• [TASK TO COMPLETE]: Starting with the first line below, extract each line through the one that contains "Chart.register(...registerables);", inclusive, excluding pictures.

• [SUPPLIED INFORMATION]:

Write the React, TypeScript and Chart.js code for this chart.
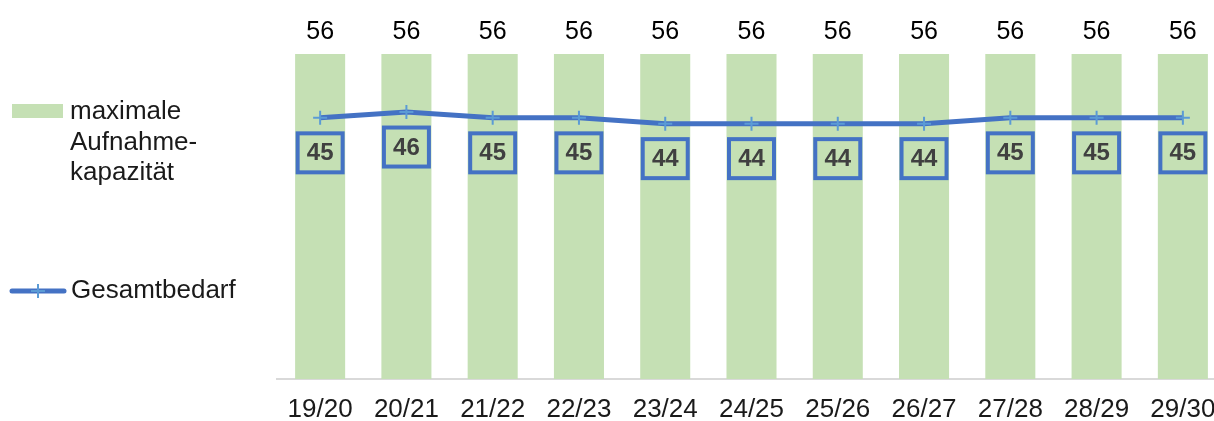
import React, { useEffect, useRef } from "react";
import { Chart, registerables } from "chart.js";

Chart.register(...registerables);

const categories = ["19/20", "20/21", "21/22", "22/23", "23/24", "24/25", "25/26", "26/27", "27/28", "28/29", "29/30"];
const capacity = [56, 56, 56, 56, 56, 56, 56, 56, 56, 56, 56];
const demand = [45, 46, 45, 45, 44, 44, 44, 44, 45, 45, 45];
const capacityLabel = ["maximale", "Aufnahme-", "kapazität"];
const demandLabel = "Gesamtbedarf";

const GREEN = "#C5E0B4";
const BLUE = "#4472C4";
const FONT = "'Liberation Sans', Arial, sans-serif";

const labelsPlugin = {
  id: "customLabels",
  afterDatasetsDraw(chart: any) {
    const ctx = chart.ctx;
    ctx.save();
    const barMeta = chart.getDatasetMeta(0);
    ctx.fillStyle = "#000000";
    ctx.font = `25px ${FONT}`;
    ctx.textAlign = "center";
    ctx.textBaseline = "middle";
    barMeta.data.forEach((el: any, i: number) => {
      ctx.fillText(String(capacity[i]), el.x, el.y - 22);
    });
    const lineMeta = chart.getDatasetMeta(1);
    lineMeta.data.forEach((el: any, i: number) => {
      const cx = el.x;
      const cy = el.y + 35;
      const w = 45;
      const h = 39;
      ctx.strokeStyle = BLUE;
      ctx.lineWidth = 4;
      ctx.strokeRect(cx - w / 2, cy - h / 2, w, h);
      ctx.fillStyle = "#404040";
      ctx.font = `bold 24px ${FONT}`;
      ctx.fillText(String(demand[i]), cx, cy + 1);
    });
    ctx.restore();
  },
  afterDraw(chart: any) {
    const ctx = chart.ctx;
    ctx.save();
    ctx.fillStyle = GREEN;
    ctx.fillRect(12, 104, 51, 14);
    ctx.fillStyle = "#1a1a1a";
    ctx.font = `26px ${FONT}`;
    ctx.textAlign = "left";
    ctx.textBaseline = "middle";
    capacityLabel.forEach((t, i) => ctx.fillText(t, 70, 112 + i * 30.5));
    ctx.strokeStyle = BLUE;
    ctx.lineWidth = 5;
    ctx.lineCap = "round";
    ctx.beginPath();
    ctx.moveTo(12, 291);
    ctx.lineTo(64, 291);
    ctx.stroke();
    ctx.strokeStyle = "#5B9BD5";
    ctx.lineWidth = 2;
    ctx.lineCap = "butt";
    ctx.beginPath();
    ctx.moveTo(38, 284);
    ctx.lineTo(38, 298);
    ctx.moveTo(31, 291);
    ctx.lineTo(45, 291);
    ctx.stroke();
    ctx.fillStyle = "#1a1a1a";
    ctx.fillText(demandLabel, 71, 291);
    ctx.restore();
  },
};

export default function App() {
  const ref = useRef<HTMLCanvasElement>(null);
  useEffect(() => {
    if (!ref.current) return;
    const chart = new Chart(ref.current, {
      type: "bar",
      data: {
        labels: categories,
        datasets: [
          {
            type: "bar",
            label: "maximale Aufnahmekapazität",
            data: capacity,
            backgroundColor: GREEN,
            borderWidth: 0,
            categoryPercentage: 1,
            barPercentage: 0.58,
            order: 2,
          },
          {
            type: "line",
            label: demandLabel,
            data: demand,
            borderColor: BLUE,
            borderWidth: 5,
            pointStyle: "cross",
            pointRadius: 7,
            pointBorderColor: "#5B9BD5",
            pointBorderWidth: 2,
            pointBackgroundColor: "#5B9BD5",
            tension: 0,
            order: 1,
          } as any,
        ],
      },
      options: {
        responsive: false,
        animation: false,
        layout: { padding: { left: 277, top: 54, right: 1, bottom: 0 } },
        plugins: { legend: { display: false }, tooltip: { enabled: false } },
        scales: {
          x: {
            grid: { display: false, drawTicks: false },
            border: { display: true, color: "#D9D9D9", width: 2 },
            ticks: { color: "#1a1a1a", font: { size: 26, family: FONT }, padding: 15, maxRotation: 0, autoSkip: false },
            afterFit: (scale: any) => {
              scale.height = 42;
            },
          },
          y: { display: false, min: 0, max: 56 },
        },
      },
      plugins: [labelsPlugin],
    });
    return () => chart.destroy();
  }, []);
  return (
    <div style={{ position: "fixed", left: 0, top: 0, width: 1214, height: 421, overflow: "hidden", background: "#fff" }}>
      <canvas ref={ref} width={1235} height={421} style={{ display: "block" }} />
    </div>
  );
}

• [COMPLETED TASK]:
Write the React, TypeScript and Chart.js code for this chart.
import React, { useEffect, useRef } from "react";
import { Chart, registerables } from "chart.js";

Chart.register(...registerables);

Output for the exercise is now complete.